# [What you are asked to do]
Carry none of the pictures over; write out the complete data exactly.

# [Data extract]
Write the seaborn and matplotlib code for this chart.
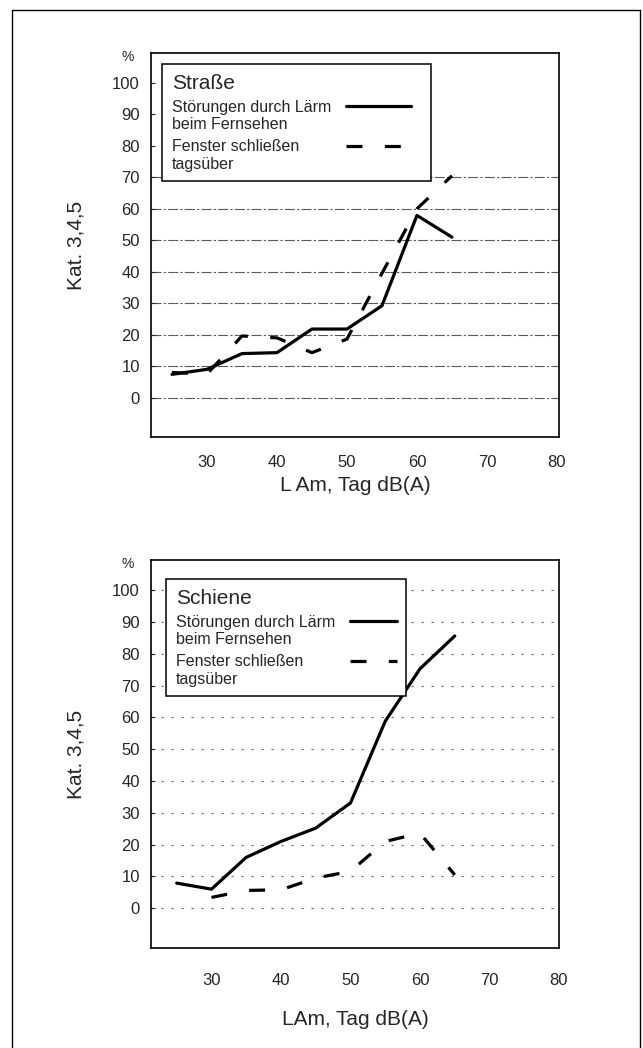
import matplotlib
matplotlib.use("Agg")
import matplotlib.pyplot as plt
from matplotlib.lines import Line2D
import seaborn as sns
import pandas as pd
import numpy as np

# ---------------- data ----------------
x_levels = [25, 30, 35, 40, 45, 50, 55, 60, 65]
x_levels_rail_window = [30, 35, 40, 45, 50, 55, 60, 65]

strasse_tv = [7.4, 9.0, 14.0, 14.3, 21.8, 21.8, 29.2, 57.9, 51.0]
strasse_window = [8.0, 7.5, 19.6, 19.0, 14.3, 18.6, 39.5, 60.0, 70.5]

schiene_tv = [7.9, 6.0, 16.0, 21.0, 25.2, 33.1, 58.8, 75.3, 85.6]
schiene_window = [3.4, 5.6, 5.8, 9.5, 11.6, 21.0, 23.6, 10.5]

series_tv = "Störungen durch Lärm\nbeim Fernsehen"
series_window = "Fenster schließen\ntagsüber"

x_ticks = [30, 40, 50, 60, 70, 80]
y_ticks = [0, 10, 20, 30, 40, 50, 60, 70, 80, 90, 100]

panel_titles = ["Straße", "Schiene"]
x_labels = ["L Am, Tag dB(A)", "LAm, Tag dB(A)"]
y_label = "Kat. 3,4,5"


def make_df(x1, y1, x2, y2):
    return pd.concat([
        pd.DataFrame({"x": x1, "y": y1, "Serie": series_tv}),
        pd.DataFrame({"x": x2, "y": y2, "Serie": series_window}),
    ], ignore_index=True)


df_top = make_df(x_levels, strasse_tv, x_levels, strasse_window)
df_bot = make_df(x_levels, schiene_tv, x_levels_rail_window, schiene_window)

# ---------------- style ----------------
sns.set_style("white")
plt.rcParams["font.family"] = ["Liberation Sans", "DejaVu Sans"]

W, H = 643, 1048
fig = plt.figure(figsize=(W / 100, H / 100), dpi=100)


def px_axes(left, top, right, bottom):
    return fig.add_axes([left / W, 1 - bottom / H, (right - left) / W, (bottom - top) / H])


ax_top = px_axes(151, 53, 559, 437)
ax_bot = px_axes(151, 560, 559, 948)

palette = {series_tv: "black", series_window: "black"}
dashes = {series_tv: "", series_window: (5, 7)}

LEG_FS = 11.5
configs = [
    dict(ax=ax_top, df=df_top, xlim=(22, 80.3), grid_ls=(0, (9, 2, 2, 2)), grid_c="0.35",
         grid_max=70, leg_anchor=(0.027, 0.971), line_pt=46.8, extra_pt=7.4,
         xpad=13, xlabelpad=4),
    dict(ax=ax_bot, df=df_bot, xlim=(21.3, 79.9), grid_ls=(0, (2, 7)), grid_c="0.4",
         grid_max=100, leg_anchor=(0.037, 0.951), line_pt=33.8, extra_pt=0.0,
         xpad=18, xlabelpad=16),
]

legends = []
for i, cfg in enumerate(configs):
    ax = cfg["ax"]
    sns.lineplot(data=cfg["df"], x="x", y="y", hue="Serie", style="Serie",
                 palette=palette, dashes=dashes, linewidth=2.3, estimator=None,
                 sort=False, legend=False, ax=ax)
    ax.set_xlim(*cfg["xlim"])
    ax.set_ylim(-12.5, 109.5)
    ax.set_xticks(x_ticks)
    ax.set_yticks(y_ticks)
    ax.tick_params(axis="x", length=0, pad=cfg["xpad"], labelsize=12)
    ax.tick_params(axis="y", direction="in", length=3, width=0.8, pad=8, labelsize=12, left=True)
    ax.grid(axis="y", color=cfg["grid_c"], linewidth=0.8, linestyle=cfg["grid_ls"])
    for val, gl in zip(y_ticks, ax.yaxis.get_gridlines()):
        if val > cfg["grid_max"]:
            gl.set_visible(False)
    for sp in ax.spines.values():
        sp.set_visible(True)
        sp.set_color("black")
        sp.set_linewidth(1.2)
    ax.set_xlabel(x_labels[i], fontsize=15, labelpad=cfg["xlabelpad"])
    ax.set_ylabel(y_label, fontsize=15)
    ax.yaxis.set_label_coords(-0.16, 0.5)
    ax.text(-0.056, 0.99, "%", transform=ax.transAxes, ha="center", va="center", fontsize=10)

    handles = ax.get_lines()[:2]
    total_len = (cfg["line_pt"] + cfg["extra_pt"]) / LEG_FS
    leg = ax.legend(handles=handles, labels=[series_tv, series_window],
                    title=panel_titles[i], title_fontsize=15, fontsize=LEG_FS,
                    loc="upper left", bbox_to_anchor=cfg["leg_anchor"], borderaxespad=0,
                    frameon=True, fancybox=False, edgecolor="black", framealpha=1,
                    markerfirst=False, handlelength=total_len,
                    handletextpad=0.94, labelspacing=0.45, borderpad=0.6,
                    alignment="left")
    leg.get_frame().set_linewidth(1.1)
    for t in leg.get_texts():
        t.set_linespacing(1.2)
    for ln in leg.get_lines():
        xd = np.asarray(ln.get_xdata(), dtype=float)
        yd = np.asarray(ln.get_ydata(), dtype=float)
        span = xd[-1] - xd[0]
        if span > 0:
            xd = xd[0] + (xd - xd[0]) * cfg["line_pt"] / span
        ln.set_data(xd, yd + 7.5)
    legends.append(leg)

# align legend handles in a common column (labels left-aligned)
fig.canvas.draw()
renderer = fig.canvas.get_renderer()
for leg in legends:
    widths = [t.get_window_extent(renderer).width for t in leg.get_texts()]
    maxw = max(widths)
    for col in leg._legend_handle_box.get_children():
        col.align = "left"
        for itembox, w in zip(col.get_children(), widths):
            itembox.sep += (maxw - w) * 72.0 / fig.dpi

# outer frame of the page (left, top, right edges)
frame_kw = dict(color="black", linewidth=1.0, transform=fig.transFigure)
x0, x1, y1 = 12 / W, 640 / W, 1 - 10 / H
fig.add_artist(Line2D([x0, x0], [0, y1], **frame_kw))
fig.add_artist(Line2D([x0, x1], [y1, y1], **frame_kw))
fig.add_artist(Line2D([x1, x1], [y1, 0], **frame_kw))

fig.savefig("out.png", dpi=100)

# [Result below]
Write the seaborn and matplotlib code for this chart.
import matplotlib
matplotlib.use("Agg")
import matplotlib.pyplot as plt
from matplotlib.lines import Line2D
import seaborn as sns
import pandas as pd
import numpy as np

# ---------------- data ----------------
x_levels = [25, 30, 35, 40, 45, 50, 55, 60, 65]
x_levels_rail_window = [30, 35, 40, 45, 50, 55, 60, 65]

strasse_tv = [7.4, 9.0, 14.0, 14.3, 21.8, 21.8, 29.2, 57.9, 51.0]
strasse_window = [8.0, 7.5, 19.6, 19.0, 14.3, 18.6, 39.5, 60.0, 70.5]

schiene_tv = [7.9, 6.0, 16.0, 21.0, 25.2, 33.1, 58.8, 75.3, 85.6]
schiene_window = [3.4, 5.6, 5.8, 9.5, 11.6, 21.0, 23.6, 10.5]

series_tv = "Störungen durch Lärm\nbeim Fernsehen"
series_window = "Fenster schließen\ntagsüber"

x_ticks = [30, 40, 50, 60, 70, 80]
y_ticks = [0, 10, 20, 30, 40, 50, 60, 70, 80, 90, 100]

panel_titles = ["Straße", "Schiene"]
x_labels = ["L Am, Tag dB(A)", "LAm, Tag dB(A)"]
y_label = "Kat. 3,4,5"


def make_df(x1, y1, x2, y2):
    return pd.concat([
        pd.DataFrame({"x": x1, "y": y1, "Serie": series_tv}),
        pd.DataFrame({"x": x2, "y": y2, "Serie": series_window}),
    ], ignore_index=True)


df_top = make_df(x_levels, strasse_tv, x_levels, strasse_window)
df_bot = make_df(x_levels, schiene_tv, x_levels_rail_window, schiene_window)

# ---------------- style ----------------
sns.set_style("white")
plt.rcParams["font.family"] = ["Liberation Sans", "DejaVu Sans"]

W, H = 643, 1048
fig = plt.figure(figsize=(W / 100, H / 100), dpi=100)


def px_axes(left, top, right, bottom):
    return fig.add_axes([left / W, 1 - bottom / H, (right - left) / W, (bottom - top) / H])


ax_top = px_axes(151, 53, 559, 437)
ax_bot = px_axes(151, 560, 559, 948)

palette = {series_tv: "black", series_window: "black"}
dashes = {series_tv: "", series_window: (5, 7)}

LEG_FS = 11.5
configs = [
    dict(ax=ax_top, df=df_top, xlim=(22, 80.3), grid_ls=(0, (9, 2, 2, 2)), grid_c="0.35",
         grid_max=70, leg_anchor=(0.027, 0.971), line_pt=46.8, extra_pt=7.4,
         xpad=13, xlabelpad=4),
    dict(ax=ax_bot, df=df_bot, xlim=(21.3, 79.9), grid_ls=(0, (2, 7)), grid_c="0.4",
         grid_max=100, leg_anchor=(0.037, 0.951), line_pt=33.8, extra_pt=0.0,
         xpad=18, xlabelpad=16),
]

legends = []
for i, cfg in enumerate(configs):
    ax = cfg["ax"]
    sns.lineplot(data=cfg["df"], x="x", y="y", hue="Serie", style="Serie",
                 palette=palette, dashes=dashes, linewidth=2.3, estimator=None,
                 sort=False, legend=False, ax=ax)
    ax.set_xlim(*cfg["xlim"])
    ax.set_ylim(-12.5, 109.5)
    ax.set_xticks(x_ticks)
    ax.set_yticks(y_ticks)
    ax.tick_params(axis="x", length=0, pad=cfg["xpad"], labelsize=12)
    ax.tick_params(axis="y", direction="in", length=3, width=0.8, pad=8, labelsize=12, left=True)
    ax.grid(axis="y", color=cfg["grid_c"], linewidth=0.8, linestyle=cfg["grid_ls"])
    for val, gl in zip(y_ticks, ax.yaxis.get_gridlines()):
        if val > cfg["grid_max"]:
            gl.set_visible(False)
    for sp in ax.spines.values():
        sp.set_visible(True)
        sp.set_color("black")
        sp.set_linewidth(1.2)
    ax.set_xlabel(x_labels[i], fontsize=15, labelpad=cfg["xlabelpad"])
    ax.set_ylabel(y_label, fontsize=15)
    ax.yaxis.set_label_coords(-0.16, 0.5)
    ax.text(-0.056, 0.99, "%", transform=ax.transAxes, ha="center", va="center", fontsize=10)

    handles = ax.get_lines()[:2]
    total_len = (cfg["line_pt"] + cfg["extra_pt"]) / LEG_FS
    leg = ax.legend(handles=handles, labels=[series_tv, series_window],
                    title=panel_titles[i], title_fontsize=15, fontsize=LEG_FS,
                    loc="upper left", bbox_to_anchor=cfg["leg_anchor"], borderaxespad=0,
                    frameon=True, fancybox=False, edgecolor="black", framealpha=1,
                    markerfirst=False, handlelength=total_len,
                    handletextpad=0.94, labelspacing=0.45, borderpad=0.6,
                    alignment="left")
    leg.get_frame().set_linewidth(1.1)
    for t in leg.get_texts():
        t.set_linespacing(1.2)
    for ln in leg.get_lines():
        xd = np.asarray(ln.get_xdata(), dtype=float)
        yd = np.asarray(ln.get_ydata(), dtype=float)
        span = xd[-1] - xd[0]
        if span > 0:
            xd = xd[0] + (xd - xd[0]) * cfg["line_pt"] / span
        ln.set_data(xd, yd + 7.5)
    legends.append(leg)

# align legend handles in a common column (labels left-aligned)
fig.canvas.draw()
renderer = fig.canvas.get_renderer()
for leg in legends:
    widths = [t.get_window_extent(renderer).width for t in leg.get_texts()]
    maxw = max(widths)
    for col in leg._legend_handle_box.get_children():
        col.align = "left"
        for itembox, w in zip(col.get_children(), widths):
            itembox.sep += (maxw - w) * 72.0 / fig.dpi

# outer frame of the page (left, top, right edges)
frame_kw = dict(color="black", linewidth=1.0, transform=fig.transFigure)
x0, x1, y1 = 12 / W, 640 / W, 1 - 10 / H
fig.add_artist(Line2D([x0, x0], [0, y1], **frame_kw))
fig.add_artist(Line2D([x0, x1], [y1, y1], **frame_kw))
fig.add_artist(Line2D([x1, x1], [y1, 0], **frame_kw))

fig.savefig("out.png", dpi=100)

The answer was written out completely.